Беленький недавно защитил докторскую диссертацию – фундаментальное исследование в области теории электромагнитных ливневых процессов в космических лучах. Но во время войны он работал в ЦАГИ, плодотворно занимался процессами сверхзвуковых течений в связи с проблемами реактивной авиации. Вероятно, это и было причиной его включения в нашу группу – никто, кроме него, в ФИАНе не имел отношения к газодинамике. Что касается моей кандидатуры, то до меня дошел рассказ, что якобы директор ФИАНа академик С. И. Вавилов сказал:
– У Сахарова очень плохо с жильем. Надо его включить в группу, тогда мы сможем ему помочь.
Вероятно, кроме этого, играло роль и то, что я занимался конкретной ядерной физикой и теорией плазмы, имел предложение по мю-катализу. Кроме того, Вавилову могло быть известно, что в 1945 году я пытался предложить новые способы разделения изотопов.
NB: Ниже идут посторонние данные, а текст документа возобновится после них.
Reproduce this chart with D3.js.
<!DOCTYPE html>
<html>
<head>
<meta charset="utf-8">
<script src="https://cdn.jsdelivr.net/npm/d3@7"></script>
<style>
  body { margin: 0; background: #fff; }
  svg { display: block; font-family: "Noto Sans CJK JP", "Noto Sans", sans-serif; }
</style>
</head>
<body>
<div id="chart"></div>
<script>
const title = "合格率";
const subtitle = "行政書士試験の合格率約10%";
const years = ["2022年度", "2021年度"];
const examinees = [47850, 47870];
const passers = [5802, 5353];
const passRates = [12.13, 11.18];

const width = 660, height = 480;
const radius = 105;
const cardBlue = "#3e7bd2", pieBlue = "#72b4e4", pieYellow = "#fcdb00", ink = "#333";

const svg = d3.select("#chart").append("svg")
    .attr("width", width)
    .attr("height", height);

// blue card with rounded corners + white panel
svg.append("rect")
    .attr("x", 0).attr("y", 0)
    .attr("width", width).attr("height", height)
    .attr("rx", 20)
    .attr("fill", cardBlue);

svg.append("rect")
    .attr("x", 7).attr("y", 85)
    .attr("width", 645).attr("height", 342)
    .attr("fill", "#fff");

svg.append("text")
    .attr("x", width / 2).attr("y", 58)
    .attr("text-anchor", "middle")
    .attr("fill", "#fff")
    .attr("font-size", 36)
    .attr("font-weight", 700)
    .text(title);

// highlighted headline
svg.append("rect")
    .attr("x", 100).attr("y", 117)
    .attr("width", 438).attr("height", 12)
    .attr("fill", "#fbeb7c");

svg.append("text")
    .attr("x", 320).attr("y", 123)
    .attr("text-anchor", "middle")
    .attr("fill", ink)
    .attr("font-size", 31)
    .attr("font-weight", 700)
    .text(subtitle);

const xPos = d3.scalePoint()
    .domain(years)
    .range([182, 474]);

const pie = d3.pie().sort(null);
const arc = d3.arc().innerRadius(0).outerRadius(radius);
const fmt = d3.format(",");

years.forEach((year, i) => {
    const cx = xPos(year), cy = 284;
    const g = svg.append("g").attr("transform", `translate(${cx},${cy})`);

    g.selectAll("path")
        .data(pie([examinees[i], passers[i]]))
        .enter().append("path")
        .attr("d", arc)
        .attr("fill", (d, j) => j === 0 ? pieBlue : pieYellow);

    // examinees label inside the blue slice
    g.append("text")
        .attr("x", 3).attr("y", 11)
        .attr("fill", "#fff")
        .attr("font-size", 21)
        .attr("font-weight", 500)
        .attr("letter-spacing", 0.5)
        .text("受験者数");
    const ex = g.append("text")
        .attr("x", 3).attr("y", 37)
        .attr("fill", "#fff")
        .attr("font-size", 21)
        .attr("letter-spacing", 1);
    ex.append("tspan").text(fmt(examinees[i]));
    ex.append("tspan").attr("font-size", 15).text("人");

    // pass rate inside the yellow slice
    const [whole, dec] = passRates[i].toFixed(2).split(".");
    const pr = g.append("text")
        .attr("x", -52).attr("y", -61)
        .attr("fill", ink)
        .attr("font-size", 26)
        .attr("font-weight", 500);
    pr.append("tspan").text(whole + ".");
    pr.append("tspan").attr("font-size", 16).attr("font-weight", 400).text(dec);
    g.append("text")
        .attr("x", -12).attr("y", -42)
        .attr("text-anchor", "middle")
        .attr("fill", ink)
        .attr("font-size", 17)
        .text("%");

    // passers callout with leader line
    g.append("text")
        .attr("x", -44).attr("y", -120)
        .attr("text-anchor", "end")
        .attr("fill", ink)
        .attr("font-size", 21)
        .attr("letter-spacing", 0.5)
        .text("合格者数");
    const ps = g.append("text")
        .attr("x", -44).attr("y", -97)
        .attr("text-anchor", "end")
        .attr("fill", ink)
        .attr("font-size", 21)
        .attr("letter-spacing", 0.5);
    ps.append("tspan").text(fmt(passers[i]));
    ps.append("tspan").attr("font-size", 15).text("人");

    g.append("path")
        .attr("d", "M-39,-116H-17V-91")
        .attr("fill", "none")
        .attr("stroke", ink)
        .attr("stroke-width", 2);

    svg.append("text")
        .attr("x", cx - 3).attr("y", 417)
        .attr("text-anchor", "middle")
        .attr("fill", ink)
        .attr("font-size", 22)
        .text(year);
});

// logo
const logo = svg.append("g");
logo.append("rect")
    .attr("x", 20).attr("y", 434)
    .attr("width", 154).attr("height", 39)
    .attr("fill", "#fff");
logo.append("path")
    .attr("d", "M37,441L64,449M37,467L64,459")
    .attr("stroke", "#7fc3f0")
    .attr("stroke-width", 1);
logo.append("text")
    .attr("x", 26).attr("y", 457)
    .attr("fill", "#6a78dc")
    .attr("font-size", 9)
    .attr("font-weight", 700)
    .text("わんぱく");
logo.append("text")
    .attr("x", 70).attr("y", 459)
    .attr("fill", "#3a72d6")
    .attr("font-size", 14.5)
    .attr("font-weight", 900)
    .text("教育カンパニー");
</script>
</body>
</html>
Но в 1945 году я был не только заинтересован, но и потрясен ужасом применения великого научного достижения для уничтожения людей! Основную же роль, как я думаю, в моем назначении сыграла высокая характеристика, которую дал мне Игорь Евгеньевич.
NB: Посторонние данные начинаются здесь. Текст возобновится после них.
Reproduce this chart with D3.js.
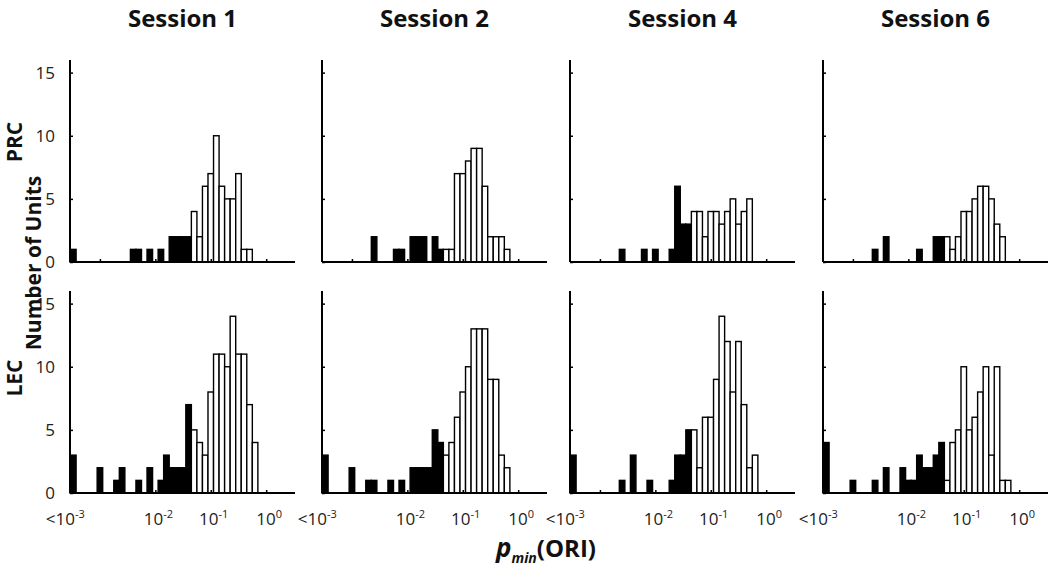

Вавилов сдержал свое обещание относительно нашей жилищной проблемы. В мае мне были предоставлены две комнаты на улице Двадцать пятого Октября45). Хотя этот дом находится в самом центре Москвы, он был не очень «фешенебельным» – с коридорной системой и дровяным отоплением. Одну из двух комнат в последний момент «увел» зам. директора по хозяйственной части для своей матери, симпатичной и очень старой женщины, с которой у Клавы установились прекрасные отношения. Наша комната имела площадь всего 14м2, обеденного стола у нас не было (некуда было поставить), мы обедали на табуретках или на подоконнике. В длинном коридоре жило около 10 семей и была одна небольшая кухня, уборная на лестничной площадке (одна на две квартиры), никакой ванной конечно. Но мы были безмерно счастливы. Наконец, у нас свое жилье, а не беспокойная гостиница или капризные хозяева, которые в любой момент могли нас выгнать. Так начался один из лучших, счастливых периодов нашей семейной жизни с Клавой (который длился три-четыре года). Это время в личном, семейном плане вспоминается светлым, даже радостным. Клавины отношения с моей мамой, так мучившие меня (а я – их обеих), в это время стали гораздо мягче, спокойней. Возникла какая-то близость с соседями по квартире и даче. Дочь Таня росла веселой и доброй девочкой. У нее появились «поклонники» (пока в кавычках) среди мальчиков нашей квартиры. Летом 1948 года я перевез Клаву с Таней на дачу. Мы сняли одну из двух комнат в деревенском доме в поселке Троицкое на берегу канала Москва – Волга (вместе с нами в другой комнате в том же доме жила хозяйка тетя Феня, очень милая, овдовевшая в войну). Я каждое воскресенье ездил к ним с продовольственными сумками и проводил там день и одну-две ночи. Это лето памятно мне блеском воды, солнцем, свежей зеленью, скользящими по водохранилищу яхтами (меня, правда, мигом прогнали с яхты за неспособность). Подружились мы и с нашими соседями – Обуховыми, Рабиновичами, Шабатами. Рядом жил также сотрудник ФИАНа Моисей Александрович Марков с женой Любой и дочкой. С Любой у меня были свои отношения – легкого взаимного подкалывания. (А. М. Обухов – впоследствии академик, специалист по физике атмосферы и турбулентности. М. С. Рабинович – мой товарищ по аспирантуре, я уже писал о нем. Б. В.Шабат – математик. М. А. Марков – впоследствии академик, физик-теоретик.)